Wie konfiguriere ich diese? 
Bei einer SoftSPS ist es nicht so einleuchtend!


----------



## vierlagig (4 November 2008)

Jackjackson schrieb:


> Wie konfiguriere ich diese?
> Bei einer SoftSPS ist es nicht so einleuchtend!



hast du ein handbuch? vielleicht hilft dir hier auch die online hilfe? ...ich hab leider keinen zugriff darauf ... ein pdf wäre nicht schlecht, wenn du es posten könntest, dann können wir gemeinsam suchen


----------



## Jackjackson (4 November 2008)

Eine Hilfedatei wäre schon dabei


----------



## vierlagig (4 November 2008)

ok, presse presst wieder ... jetz gucken wir mal, was wir für dich tun können ...
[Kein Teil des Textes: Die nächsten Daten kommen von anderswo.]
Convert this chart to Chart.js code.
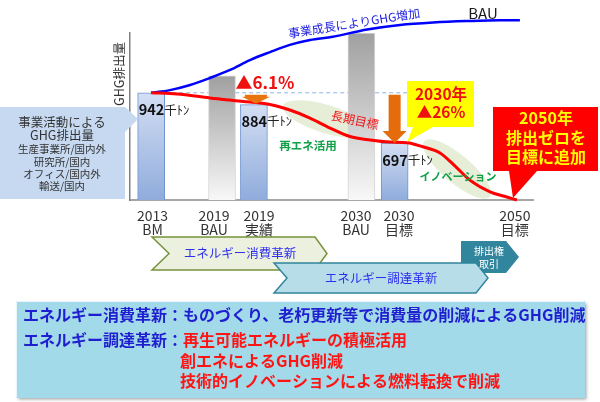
<!DOCTYPE html>
<html>
<head>
<meta charset="utf-8">
<script src="https://cdn.jsdelivr.net/npm/chart.js@4.4.1/dist/chart.umd.min.js"></script>
<style>
  html, body { margin: 0; padding: 0; background: #fff; }
  canvas { display: block; }
</style>
</head>
<body>
<canvas id="chart" width="600" height="402"></canvas>
<script>
const JP = '"Noto Sans CJK JP", "Noto Sans", sans-serif';

// 実績・目標 (千ﾄﾝ) : 2013 BM, 2019 実績, 2030 目標
const resultPos = [0.63, 3.69, 7.88];
const resultValues = [942, 884, 697];
// BAU : 2019, 2030
const bauPos = [2.74, 6.89];
const bauValues = [1024, 1233];

// 横軸ラベル
const tickPos = [0.67, 2.50, 3.84, 6.73, 8.01, 11.46];
const tickLabels = [['2013', 'BM'], ['2019', 'BAU'], ['2019', '実績'], ['2030', 'BAU'], ['2030', '目標'], ['2050', '目標']];

// BAU曲線 (事業成長によりGHG増加)
const bauLineX = [0.625, 1.19, 1.79, 2.38, 2.98, 3.57, 4.17, 4.76, 5.36, 6.04, 7.06, 8.04, 9.03, 10.03, 11.02, 11.61];
const bauLineY = [942, 955, 980, 1014, 1053, 1101, 1140, 1175, 1199, 1215, 1250, 1272, 1284, 1291, 1295, 1295];

// 長期目標曲線
const targetLineX = [0.625, 1.40, 2.38, 3.57, 4.17, 4.76, 5.36, 5.96, 6.55, 7.15, 7.74, 8.25, 8.72, 9.23, 9.68, 10.12, 10.72, 11.17, 11.52];
const targetLineY = [942, 936, 917, 897, 885, 858, 819, 770, 729, 712, 702, 699, 679, 649, 585, 517, 460, 437, 420];

function text(c, s, x, y, font, color, align = 'center', rot = 0) {
    c.save();
    c.font = font;
    c.fillStyle = color;
    c.textAlign = align;
    c.textBaseline = 'middle';
    c.translate(x, y);
    if (rot) c.rotate(rot * Math.PI / 180);
    c.fillText(s, 0, 0);
    c.restore();
}

function poly(c, pts, fill, stroke, lw) {
    c.beginPath();
    pts.forEach((p, i) => i ? c.lineTo(p[0], p[1]) : c.moveTo(p[0], p[1]));
    c.closePath();
    if (fill) { c.fillStyle = fill; c.fill(); }
    if (stroke) { c.strokeStyle = stroke; c.lineWidth = lw || 1; c.stroke(); }
}

function ellipse(c, x, y, rx, ry, deg, fill) {
    c.beginPath();
    c.ellipse(x, y, rx, ry, deg * Math.PI / 180, 0, Math.PI * 2);
    c.fillStyle = fill;
    c.fill();
}

function chevron(c, x0, x1, y0, y1, depth, notch, fill, stroke) {
    const ym = (y0 + y1) / 2;
    const pts = [[x0, y0], [x1, y0], [x1 + depth, ym], [x1, y1], [x0, y1]];
    if (notch) pts.push([x0 + notch, ym]);
    poly(c, pts, fill, stroke, 1.5);
}

const decor = {
    id: 'decor',
    beforeDatasetsDraw(chart) {
        const c = chart.ctx, sx = chart.scales.x, sy = chart.scales.y;
        c.save();
        // 再エネ活用・イノベーションの楕円
        ellipse(c, 326, 119, 45, 14, 17, '#e6eed8');
        ellipse(c, 457, 169, 43, 14, 40, '#e6eed8');
        // 基準年の破線
        const yb = sy.getPixelForValue(resultValues[0]);
        c.strokeStyle = '#8db3e2';
        c.lineWidth = 1;
        c.setLineDash([4, 3]);
        c.beginPath();
        c.moveTo(sx.getPixelForValue(resultPos[0]), yb);
        c.lineTo(sx.getPixelForValue(resultPos[2]) + 13, yb);
        c.stroke();
        c.restore();
    },
    afterDraw(chart) {
        const c = chart.ctx, sx = chart.scales.x, sy = chart.scales.y;
        c.save();

        // 縦軸タイトル
        text(c, 'GHG排出量', 119, 74, '12.5px ' + JP, '#333', 'center', -90);

        // 棒のラベル
        chart.getDatasetMeta(0).data.forEach((bar, i) => {
            const left = bar.x - bar.width / 2 + 1;
            const cy = bar.y + 17;
            const num = String(resultValues[i]);
            c.font = 'bold 14.5px ' + JP;
            const w = c.measureText(num).width;
            text(c, num, left, cy, 'bold 14.5px ' + JP, '#111', 'left');
            text(c, '千ﾄﾝ', left + w, cy, '12.5px ' + JP, '#222', 'left');
        });

        // 曲線のテキスト
        text(c, 'BAU', 483, 13, '15px ' + JP, '#1a1a1a');
        text(c, '事業成長によりGHG増加', 354, 23, '12px ' + JP, '#1c1ce0', 'center', -9);
        text(c, '長期目標', 355, 120, '12px ' + JP, '#f01818', 'center', 12);
        text(c, '再エネ活用', 308, 146, 'bold 11.5px ' + JP, '#12a048');
        text(c, 'イノベーション', 458, 177, 'bold 11px ' + JP, '#12a048');

        // ▲6.1% と小矢印
        const y0 = sy.getPixelForValue(resultValues[0]);
        const y1 = sy.getPixelForValue(resultValues[1]);
        const x1 = sx.getPixelForValue(resultPos[1]) + 2;
        text(c, '▲6.1%', 265, 83, 'bold 17px ' + JP, '#f01010');
        poly(c, [[x1 - 11, y0 + 2], [x1 + 11, y0 + 2], [x1 + 11, y0 + 4], [x1 + 14, y0 + 4],
                 [x1, y1 - 1], [x1 - 14, y0 + 4], [x1 - 11, y0 + 4]], '#e8730f');

        // 黄色の吹き出し
        poly(c, [[407, 81], [474, 81], [474, 127], [433, 127], [407, 142], [413, 127], [407, 127]], '#ffff00');
        text(c, '2030年', 441, 94, 'bold 15.5px ' + JP, '#f01010');
        text(c, '▲26%', 441, 112, 'bold 15.5px ' + JP, '#f01010');

        // 2030年の大矢印
        const x2 = sx.getPixelForValue(resultPos[2]);
        const y2 = sy.getPixelForValue(resultValues[2]);
        poly(c, [[x2 - 6, y0 + 2], [x2 + 6, y0 + 2], [x2 + 6, y2 - 12], [x2 + 12, y2 - 12],
                 [x2, y2], [x2 - 12, y2 - 12], [x2 - 6, y2 - 12]], '#e46c0a');

        // 2050年の赤い吹き出し
        poly(c, [[493, 107], [598, 107], [598, 171], [537, 171], [513, 198], [509, 171], [493, 171]], '#ff0000');
        text(c, '2050年', 546, 118, 'bold 16px ' + JP, '#ffff00');
        text(c, '排出ゼロを', 546, 137.5, 'bold 16px ' + JP, '#ffff00');
        text(c, '目標に追加', 546, 156.5, 'bold 16px ' + JP, '#ffff00');

        // 左の吹き出し
        poly(c, [[0, 107], [125, 107], [138, 119], [125, 132], [125, 199], [0, 199]], '#c6d9f1');
        text(c, '事業活動による', 62, 122, '12.5px ' + JP, '#333');
        text(c, 'GHG排出量', 62, 135.5, '12.5px ' + JP, '#333');
        text(c, '生産事業所/国内外', 62, 149.5, '10.5px ' + JP, '#333');
        text(c, '研究所/国内', 62, 162, '10.5px ' + JP, '#333');
        text(c, 'オフィス/国内外', 62, 174, '10.5px ' + JP, '#333');
        text(c, '輸送/国内', 62, 186.5, '10.5px ' + JP, '#333');

        // 矢羽根
        chevron(c, 152, 315, 237, 270, 12, 17, '#ebf1de', '#76923c');
        chevron(c, 461, 506, 241, 273, 13, 0, '#31859c', null);
        chevron(c, 274, 476, 263, 293, 12, 13, '#b7dee8', '#31859c');
        text(c, 'エネルギー消費革新', 240, 253.5, '12.5px ' + JP, '#2f2ff0');
        text(c, 'エネルギー調達革新', 381, 278, '12.5px ' + JP, '#2f2ff0');
        text(c, '排出権', 489, 251, '10px ' + JP, '#fff');
        text(c, '取引', 489, 264.5, '10px ' + JP, '#fff');

        // 下の説明ボックス
        c.save();
        c.shadowColor = 'rgba(0,0,0,0.35)';
        c.shadowBlur = 3;
        c.shadowOffsetX = 1.5;
        c.shadowOffsetY = 1.5;
        c.fillStyle = '#a3daea';
        c.fillRect(16, 301, 569, 97);
        c.restore();
        c.strokeStyle = '#e8f6fb';
        c.lineWidth = 1;
        c.beginPath(); c.moveTo(16.5, 397.5); c.lineTo(16.5, 301.5); c.lineTo(584.5, 301.5); c.stroke();

        const fb = 'bold 16px ' + JP;
        const blue = '#1f1fcf', red = '#ff1414';
        text(c, 'エネルギー消費革新：ものづくり、老朽更新等で消費量の削減によるGHG削減', 23, 315, fb, blue, 'left');
        const head = 'エネルギー調達革新：';
        c.font = fb;
        const rx = 23 + c.measureText(head).width;
        text(c, head, 23, 340, fb, blue, 'left');
        text(c, '再生可能エネルギーの積極活用', rx, 340, fb, red, 'left');
        text(c, '創エネによるGHG削減', rx - 3, 361, fb, red, 'left');
        text(c, '技術的イノベーションによる燃料転換で削減', rx - 3, 381, fb, red, 'left');

        c.restore();
    }
};

function barGradient(top, bottom) {
    return (ctx) => {
        const ch = ctx.chart;
        const area = ch.chartArea;
        if (!area || !ctx.raw) return bottom;
        const yTop = ch.scales.y.getPixelForValue(ctx.raw.y);
        const g = ch.ctx.createLinearGradient(0, yTop, 0, area.bottom);
        g.addColorStop(0, top);
        g.addColorStop(1, bottom);
        return g;
    };
}

new Chart(document.getElementById('chart'), {
    type: 'bar',
    data: {
        datasets: [
            {
                label: '実績・目標',
                data: resultPos.map((x, i) => ({ x, y: resultValues[i] })),
                backgroundColor: barGradient('#d3def3', '#90acdc'),
                borderColor: '#6f94cf',
                borderWidth: 1,
                barThickness: 27,
                grouped: false,
                order: 2
            },
            {
                label: 'BAU',
                data: bauPos.map((x, i) => ({ x, y: bauValues[i] })),
                backgroundColor: barGradient('#a0a0a0', '#f8f8f8'),
                borderColor: '#d6d6d6',
                borderWidth: 1,
                barThickness: 27,
                grouped: false,
                order: 2
            },
            {
                type: 'line',
                label: 'BAU曲線',
                data: bauLineX.map((x, i) => ({ x, y: bauLineY[i] })),
                borderColor: '#0000ff',
                borderWidth: 2.5,
                pointRadius: 0,
                cubicInterpolationMode: 'monotone',
                clip: false,
                order: 1
            },
            {
                type: 'line',
                label: '長期目標',
                data: targetLineX.map((x, i) => ({ x, y: targetLineY[i] })),
                borderColor: '#ff0000',
                borderWidth: 3,
                pointRadius: 0,
                cubicInterpolationMode: 'monotone',
                clip: false,
                order: 0
            }
        ]
    },
    options: {
        responsive: false,
        devicePixelRatio: 1,
        animation: false,
        events: [],
        layout: { padding: { left: 130, right: 67, top: 33, bottom: 152 } },
        plugins: { legend: { display: false }, tooltip: { enabled: false } },
        scales: {
            x: {
                type: 'linear',
                min: 0,
                max: 12,
                offset: false,
                grid: { display: false, drawTicks: false, offset: false },
                border: { display: true, color: '#a6a6a6', width: 2 },
                afterFit: (s) => { s.height = 50; },
                afterBuildTicks: (s) => { s.ticks = tickPos.map(v => ({ value: v })); },
                ticks: {
                    autoSkip: false,
                    maxRotation: 0,
                    padding: 9,
                    color: '#333',
                    font: { family: JP, size: 14, lineHeight: 0.98 },
                    callback: (v, i) => tickLabels[i]
                }
            },
            y: {
                min: 420,
                max: 1233,
                grid: { display: false, drawTicks: false },
                border: { display: true, color: '#808080', width: 1.5 },
                ticks: { display: false },
                afterFit: (s) => { s.width = 0; }
            }
        }
    },
    plugins: [decor]
});
</script>
</body>
</html>
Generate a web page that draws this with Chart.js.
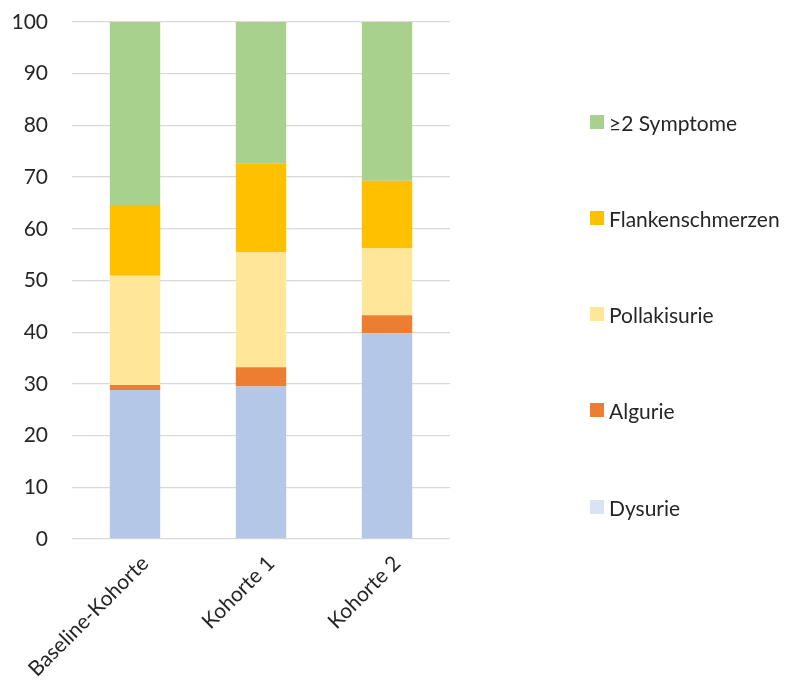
<!DOCTYPE html>
<html lang="de">
<head>
<meta charset="utf-8">
<script src="https://cdn.jsdelivr.net/npm/chart.js@4/dist/chart.umd.min.js"></script>
<style>
  html, body { margin: 0; padding: 0; background: #fff; }
  #wrap { position: relative; width: 791px; height: 686px; }
  #chart { position: absolute; left: 0; top: 0; }
  .legend-item {
    position: absolute; left: 590px; height: 26px;
    display: flex; align-items: center;
    font-family: Lato, "Liberation Sans", sans-serif; font-size: 21px; color: #262626;
    white-space: nowrap;
  }
  .legend-item span.box { display: inline-block; width: 14px; height: 14px; margin-right: 5px; }
</style>
</head>
<body>
<div id="wrap">
  <canvas id="chart" width="791" height="686"></canvas>
  <div id="legend"></div>
</div>
<script>
const categories = ['Baseline-Kohorte', 'Kohorte 1', 'Kohorte 2'];
const seriesNames = ['Dysurie', 'Algurie', 'Pollakisurie', 'Flankenschmerzen', '≥2 Symptome'];
const dysurie = [28.8, 29.5, 39.8];
const algurie = [1.0, 3.7, 3.5];
const pollakisurie = [21.1, 22.3, 13.0];
const flankenschmerzen = [13.5, 17.2, 13.0];
const mehrereSymptome = [35.6, 27.3, 30.7];
const yTicks = [0, 10, 20, 30, 40, 50, 60, 70, 80, 90, 100];

const barColors = ['#B4C7E7', '#ED7D31', '#FFE699', '#FFC000', '#A9D18E'];
const swatchColors = ['#DAE3F3', '#ED7D31', '#FFE699', '#FFC000', '#A9D18E'];
const seriesValues = [dysurie, algurie, pollakisurie, flankenschmerzen, mehrereSymptome];

const datasets = seriesNames.map((name, i) => ({
  label: name,
  data: seriesValues[i],
  backgroundColor: barColors[i],
  borderWidth: 0,
  barPercentage: 0.8,
  categoryPercentage: 0.5
}));

const font = { family: 'Lato, "Liberation Sans", sans-serif', size: 21 };

new Chart(document.getElementById('chart'), {
  type: 'bar',
  data: { labels: categories, datasets },
  options: {
    responsive: false,
    animation: false,
    layout: { padding: { left: 0, right: 341, top: 22, bottom: 0 } },
    plugins: { legend: { display: false }, tooltip: { enabled: false } },
    scales: {
      x: {
        stacked: true,
        grid: { display: false },
        border: { display: false },
        ticks: { color: '#262626', font, minRotation: 45, maxRotation: 45, padding: 4, labelOffset: 10 },
        afterFit: (s) => { s.height = 147; s.paddingLeft = 0; s.paddingRight = 0; }
      },
      y: {
        stacked: true,
        min: 0, max: 100,
        afterBuildTicks: (axis) => { axis.ticks = yTicks.map(v => ({ value: v })); },
        grid: { color: '#D9D9D9', lineWidth: 1.3, drawTicks: false },
        border: { display: false },
        ticks: { color: '#262626', font, padding: 24 },
        afterFit: (s) => { s.width = 72; s.paddingTop = 0; s.paddingBottom = 0; }
      }
    }
  }
});

// legend on the right, top entry = top of the stack
const legendEl = document.getElementById('legend');
const legendY = [122, 218, 314, 410, 507];
seriesNames.slice().reverse().forEach((name, k) => {
  const i = seriesNames.length - 1 - k;
  const item = document.createElement('div');
  item.className = 'legend-item';
  item.style.top = (legendY[k] - 13) + 'px';
  const box = document.createElement('span');
  box.className = 'box';
  box.style.background = swatchColors[i];
  item.appendChild(box);
  item.appendChild(document.createTextNode(name));
  legendEl.appendChild(item);
});
</script>
</body>
</html>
du hast softSPS und OPC-server wahrscheinlich auf dem selben rechner, wa?

in der hilfe steht ja:



> Die lokale IP-Adresse wird aus der Konfiguration des Windows-Rechners übernommen  und wird nicht durch die Systemdaten überschrieben.



also solltest du mit der IP, die deine netzwerkkarte hat zugreifen können, wenn das lokal möglich ist (hoffentlich)

die aktuelle IP findest du über den Status deiner netzwerkverbindung und zwar auf dem Tab "Netzwerkunterstützung" ... probier es mal mit dieser.


----------



## Jackjackson (5 November 2008)

Mit dieser klappts irgendwie auch nicht... ;-/
Also ich muss aber schon die Variablen hernehmen... nicht die von den DBs:


----------



## Jackjackson (5 November 2008)

Mit dieser klappts irgendwie auch nicht... ;-/
Also ich muss aber schon die Variablen hernehmen ... nicht die von den DBs:

(DatenFS1, DatenFS2, DatenFS3 sind die DBs....
Antrieb_Motor_1 und _2 sind 2 Variablen aus dem OB1, die auf die DBs und den FB1 zugreifen)


----------



## vierlagig (5 November 2008)

hast du den H1 treiber zur verfügung? hab gesehen, dass die softSPS den unterstützt ...


----------



## Jackjackson (6 November 2008)

Ich sehe leider nicht, mit welchem Treiber er H1 unterstützt! Hab jetzt mal alle reingeladen


----------



## vierlagig (6 November 2008)

Jackjackson schrieb:


> Ich sehe leider nicht, mit welchem Treiber er H1 unterstützt! Hab jetzt mal alle reingeladen



die inat-hilfe zur H1-installation ist eigentlich recht eindeutig


----------



## Jackjackson (6 November 2008)

Achso, tschuldige.... ich dachte jetzt, dass du meinst, dass ich den Treiber bei der SoftSPS ins Modul laden soll, die irgendwas mit H1 heißt (habs natürlich nicht gefunden)... :?
Den H1-treiber hab ich übrigens schon nachdem ich den Server installiert hatte mitinstalliert!
Ich probiers jetzt mal mit dem....danke


----------



## Jackjackson (13 November 2008)

Wie konfiguriert man das das Netz ("Netz konfigurieren") bei STEP7,wenn man die IBH SoftSPS, den OPC Server von INAT und noch ein Simulationsprogramm mit OPC-Schnittstelle benutzt?
(Es ist alles auf einem Rechner!)


----------